Quote the whole listing exactly. Leave the pictures out of your copy.

• **Given data**:

## START

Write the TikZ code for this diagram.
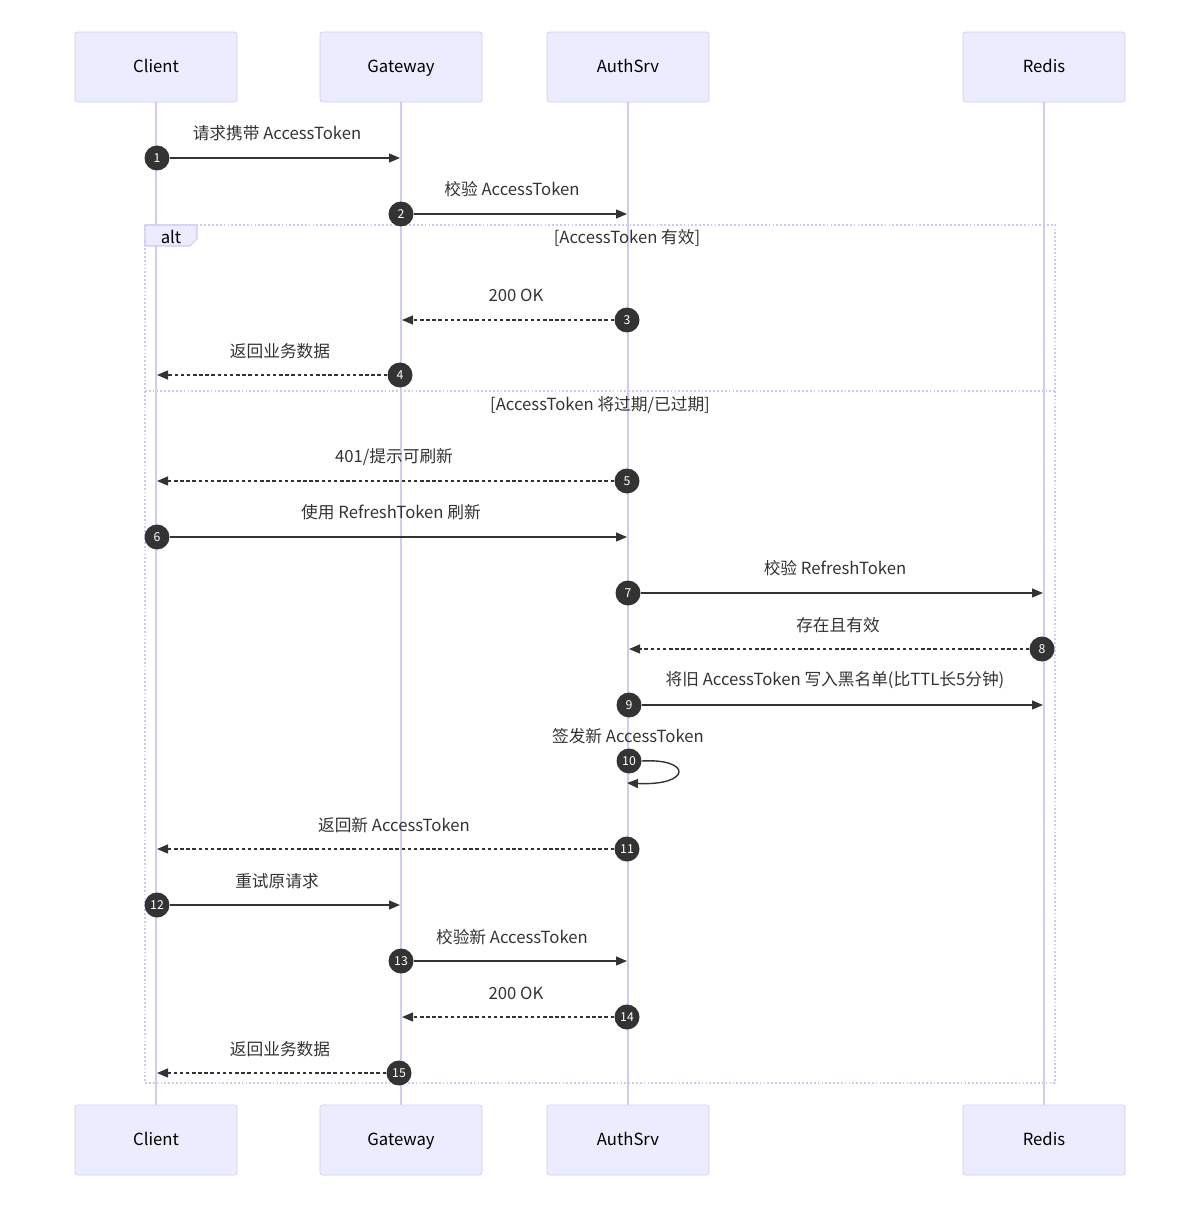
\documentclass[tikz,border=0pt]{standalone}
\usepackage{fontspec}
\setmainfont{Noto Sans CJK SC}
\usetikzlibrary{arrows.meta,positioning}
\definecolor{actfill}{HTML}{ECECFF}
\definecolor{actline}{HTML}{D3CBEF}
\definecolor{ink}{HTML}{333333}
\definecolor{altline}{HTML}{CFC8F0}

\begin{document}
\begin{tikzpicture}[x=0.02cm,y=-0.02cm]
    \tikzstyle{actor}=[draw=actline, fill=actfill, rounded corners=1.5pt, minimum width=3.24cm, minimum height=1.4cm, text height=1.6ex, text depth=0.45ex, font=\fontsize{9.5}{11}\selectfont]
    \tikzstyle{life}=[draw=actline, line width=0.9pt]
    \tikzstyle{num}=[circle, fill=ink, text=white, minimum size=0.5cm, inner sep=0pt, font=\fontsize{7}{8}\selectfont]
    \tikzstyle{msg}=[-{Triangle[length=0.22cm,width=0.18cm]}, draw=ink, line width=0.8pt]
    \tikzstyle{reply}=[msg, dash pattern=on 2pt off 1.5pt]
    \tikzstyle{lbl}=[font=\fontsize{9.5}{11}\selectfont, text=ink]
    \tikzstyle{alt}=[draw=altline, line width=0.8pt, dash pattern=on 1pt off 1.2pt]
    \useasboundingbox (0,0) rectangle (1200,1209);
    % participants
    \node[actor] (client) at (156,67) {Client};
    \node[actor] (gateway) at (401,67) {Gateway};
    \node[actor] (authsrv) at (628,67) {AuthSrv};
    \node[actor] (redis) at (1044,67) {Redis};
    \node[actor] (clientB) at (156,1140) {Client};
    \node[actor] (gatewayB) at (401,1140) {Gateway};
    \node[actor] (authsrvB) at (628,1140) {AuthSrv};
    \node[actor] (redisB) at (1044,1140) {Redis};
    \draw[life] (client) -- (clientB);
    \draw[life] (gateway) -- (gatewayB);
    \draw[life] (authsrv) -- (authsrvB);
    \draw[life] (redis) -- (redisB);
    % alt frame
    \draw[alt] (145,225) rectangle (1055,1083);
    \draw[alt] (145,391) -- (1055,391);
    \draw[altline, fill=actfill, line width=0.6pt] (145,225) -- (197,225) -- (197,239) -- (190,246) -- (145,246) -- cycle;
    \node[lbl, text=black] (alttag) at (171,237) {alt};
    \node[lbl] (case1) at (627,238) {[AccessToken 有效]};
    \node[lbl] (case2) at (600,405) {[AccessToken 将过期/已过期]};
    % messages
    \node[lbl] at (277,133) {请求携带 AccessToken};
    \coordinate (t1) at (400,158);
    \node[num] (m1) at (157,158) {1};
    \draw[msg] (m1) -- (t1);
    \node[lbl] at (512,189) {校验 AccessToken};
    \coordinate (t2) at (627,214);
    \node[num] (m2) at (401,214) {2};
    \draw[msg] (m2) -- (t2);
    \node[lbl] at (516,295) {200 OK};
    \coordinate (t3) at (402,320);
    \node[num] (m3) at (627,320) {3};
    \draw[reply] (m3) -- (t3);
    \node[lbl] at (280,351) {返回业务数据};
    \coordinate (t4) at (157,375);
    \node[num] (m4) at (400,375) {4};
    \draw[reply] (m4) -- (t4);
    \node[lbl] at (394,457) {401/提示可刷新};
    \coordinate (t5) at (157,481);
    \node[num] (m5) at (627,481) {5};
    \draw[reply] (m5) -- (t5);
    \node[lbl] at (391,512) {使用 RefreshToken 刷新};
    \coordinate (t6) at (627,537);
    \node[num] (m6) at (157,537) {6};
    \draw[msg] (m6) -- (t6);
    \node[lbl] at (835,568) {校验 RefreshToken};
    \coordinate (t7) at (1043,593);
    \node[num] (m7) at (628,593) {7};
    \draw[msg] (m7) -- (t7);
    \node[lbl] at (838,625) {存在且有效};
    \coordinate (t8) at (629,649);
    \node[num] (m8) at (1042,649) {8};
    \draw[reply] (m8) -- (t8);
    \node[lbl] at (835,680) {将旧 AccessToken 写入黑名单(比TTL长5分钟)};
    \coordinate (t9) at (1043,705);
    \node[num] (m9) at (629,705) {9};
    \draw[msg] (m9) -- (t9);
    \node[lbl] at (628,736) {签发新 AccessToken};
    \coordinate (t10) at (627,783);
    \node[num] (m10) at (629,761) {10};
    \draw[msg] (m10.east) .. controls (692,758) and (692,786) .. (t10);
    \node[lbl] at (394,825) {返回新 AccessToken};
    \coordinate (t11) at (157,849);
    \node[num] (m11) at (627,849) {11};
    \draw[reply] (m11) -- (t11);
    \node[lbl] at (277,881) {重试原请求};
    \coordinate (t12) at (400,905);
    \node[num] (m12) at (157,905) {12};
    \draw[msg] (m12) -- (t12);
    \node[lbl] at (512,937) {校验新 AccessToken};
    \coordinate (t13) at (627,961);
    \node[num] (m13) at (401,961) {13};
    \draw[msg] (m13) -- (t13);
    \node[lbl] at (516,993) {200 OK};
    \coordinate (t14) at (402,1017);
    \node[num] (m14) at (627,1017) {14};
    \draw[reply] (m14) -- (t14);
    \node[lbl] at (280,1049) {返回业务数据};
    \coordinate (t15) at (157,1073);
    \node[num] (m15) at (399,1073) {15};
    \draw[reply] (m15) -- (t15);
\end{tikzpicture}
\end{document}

## END

• **Response to this task**:
Write the TikZ code for this diagram.
\documentclass[tikz,border=0pt]{standalone}
\usepackage{fontspec}
\setmainfont{Noto Sans CJK SC}
\usetikzlibrary{arrows.meta,positioning}
\definecolor{actfill}{HTML}{ECECFF}
\definecolor{actline}{HTML}{D3CBEF}
\definecolor{ink}{HTML}{333333}
\definecolor{altline}{HTML}{CFC8F0}

\begin{document}
\begin{tikzpicture}[x=0.02cm,y=-0.02cm]
    \tikzstyle{actor}=[draw=actline, fill=actfill, rounded corners=1.5pt, minimum width=3.24cm, minimum height=1.4cm, text height=1.6ex, text depth=0.45ex, font=\fontsize{9.5}{11}\selectfont]
    \tikzstyle{life}=[draw=actline, line width=0.9pt]
    \tikzstyle{num}=[circle, fill=ink, text=white, minimum size=0.5cm, inner sep=0pt, font=\fontsize{7}{8}\selectfont]
    \tikzstyle{msg}=[-{Triangle[length=0.22cm,width=0.18cm]}, draw=ink, line width=0.8pt]
    \tikzstyle{reply}=[msg, dash pattern=on 2pt off 1.5pt]
    \tikzstyle{lbl}=[font=\fontsize{9.5}{11}\selectfont, text=ink]
    \tikzstyle{alt}=[draw=altline, line width=0.8pt, dash pattern=on 1pt off 1.2pt]
    \useasboundingbox (0,0) rectangle (1200,1209);
    % participants
    \node[actor] (client) at (156,67) {Client};
    \node[actor] (gateway) at (401,67) {Gateway};
    \node[actor] (authsrv) at (628,67) {AuthSrv};
    \node[actor] (redis) at (1044,67) {Redis};
    \node[actor] (clientB) at (156,1140) {Client};
    \node[actor] (gatewayB) at (401,1140) {Gateway};
    \node[actor] (authsrvB) at (628,1140) {AuthSrv};
    \node[actor] (redisB) at (1044,1140) {Redis};
    \draw[life] (client) -- (clientB);
    \draw[life] (gateway) -- (gatewayB);
    \draw[life] (authsrv) -- (authsrvB);
    \draw[life] (redis) -- (redisB);
    % alt frame
    \draw[alt] (145,225) rectangle (1055,1083);
    \draw[alt] (145,391) -- (1055,391);
    \draw[altline, fill=actfill, line width=0.6pt] (145,225) -- (197,225) -- (197,239) -- (190,246) -- (145,246) -- cycle;
    \node[lbl, text=black] (alttag) at (171,237) {alt};
    \node[lbl] (case1) at (627,238) {[AccessToken 有效]};
    \node[lbl] (case2) at (600,405) {[AccessToken 将过期/已过期]};
    % messages
    \node[lbl] at (277,133) {请求携带 AccessToken};
    \coordinate (t1) at (400,158);
    \node[num] (m1) at (157,158) {1};
    \draw[msg] (m1) -- (t1);
    \node[lbl] at (512,189) {校验 AccessToken};
    \coordinate (t2) at (627,214);
    \node[num] (m2) at (401,214) {2};
    \draw[msg] (m2) -- (t2);
    \node[lbl] at (516,295) {200 OK};
    \coordinate (t3) at (402,320);
    \node[num] (m3) at (627,320) {3};
    \draw[reply] (m3) -- (t3);
    \node[lbl] at (280,351) {返回业务数据};
    \coordinate (t4) at (157,375);
    \node[num] (m4) at (400,375) {4};
    \draw[reply] (m4) -- (t4);
    \node[lbl] at (394,457) {401/提示可刷新};
    \coordinate (t5) at (157,481);
    \node[num] (m5) at (627,481) {5};
    \draw[reply] (m5) -- (t5);
    \node[lbl] at (391,512) {使用 RefreshToken 刷新};
    \coordinate (t6) at (627,537);
    \node[num] (m6) at (157,537) {6};
    \draw[msg] (m6) -- (t6);
    \node[lbl] at (835,568) {校验 RefreshToken};
    \coordinate (t7) at (1043,593);
    \node[num] (m7) at (628,593) {7};
    \draw[msg] (m7) -- (t7);
    \node[lbl] at (838,625) {存在且有效};
    \coordinate (t8) at (629,649);
    \node[num] (m8) at (1042,649) {8};
    \draw[reply] (m8) -- (t8);
    \node[lbl] at (835,680) {将旧 AccessToken 写入黑名单(比TTL长5分钟)};
    \coordinate (t9) at (1043,705);
    \node[num] (m9) at (629,705) {9};
    \draw[msg] (m9) -- (t9);
    \node[lbl] at (628,736) {签发新 AccessToken};
    \coordinate (t10) at (627,783);
    \node[num] (m10) at (629,761) {10};
    \draw[msg] (m10.east) .. controls (692,758) and (692,786) .. (t10);
    \node[lbl] at (394,825) {返回新 AccessToken};
    \coordinate (t11) at (157,849);
    \node[num] (m11) at (627,849) {11};
    \draw[reply] (m11) -- (t11);
    \node[lbl] at (277,881) {重试原请求};
    \coordinate (t12) at (400,905);
    \node[num] (m12) at (157,905) {12};
    \draw[msg] (m12) -- (t12);
    \node[lbl] at (512,937) {校验新 AccessToken};
    \coordinate (t13) at (627,961);
    \node[num] (m13) at (401,961) {13};
    \draw[msg] (m13) -- (t13);
    \node[lbl] at (516,993) {200 OK};
    \coordinate (t14) at (402,1017);
    \node[num] (m14) at (627,1017) {14};
    \draw[reply] (m14) -- (t14);
    \node[lbl] at (280,1049) {返回业务数据};
    \coordinate (t15) at (157,1073);
    \node[num] (m15) at (399,1073) {15};
    \draw[reply] (m15) -- (t15);
\end{tikzpicture}
\end{document}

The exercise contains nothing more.